Lack of access and high costs act as barriers to care for many Californians, and surprise medical billing makes these factors significantly harder to bear. However, the solution Anthony Wright recommends in his recent op-ed is simply not the right one)”OTHER VIEWS: California’s solution to stop surprise medical bills is working; it’s time to take it national,” Nov. 9). A “benchmarking” approach would only worsen access and affordability for many of our nation’s most at-risk patients.
Wright’s purported “solution” is to allow Washington bureaucrats to set rates for physicians using insurance-controlled benchmarks. This would allow insurers to slash rates for physicians, hitting local hospitals and emergency rooms with heavy financial losses and threatening access and affordability.
Recently, California doctors were surveyed about our state’s own benchmarking-based law. Roughly 90 percent of the respondents say our law allows insurance companies to further shrink provider networks and believe a national law using benchmarking would force more independent practices to close.
The op-ed said this problem can’t be solved by “allowing providers to charge insurers whatever they want,” which is odd because no proposed solution is arguing that they should.
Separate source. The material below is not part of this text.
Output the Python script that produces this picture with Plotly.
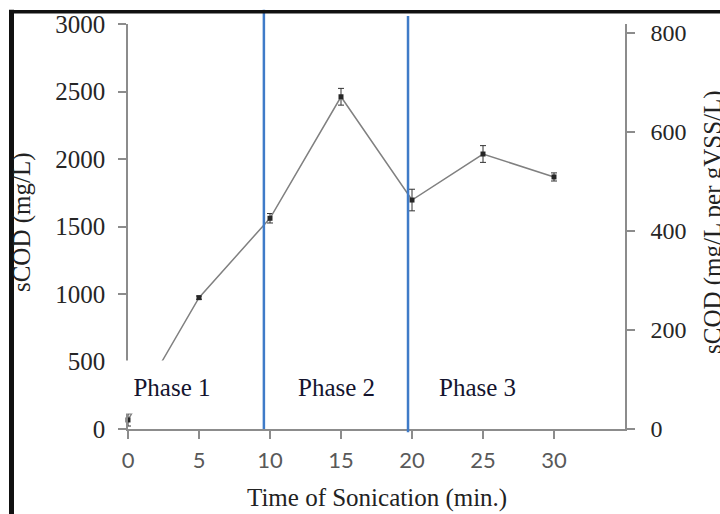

In fact, the proposal in Congress best suited to address this issue — Independent Dispute Resolution — would allow both insurers and provides to negotiate fair prices through a simple, online process to determine fair, market-based rates.
IDR provides fairness for both sides while, most importantly, keeping patients out of the middle of their squabble.
This is how a national law can fix surprise billing while protecting vulnerable communities.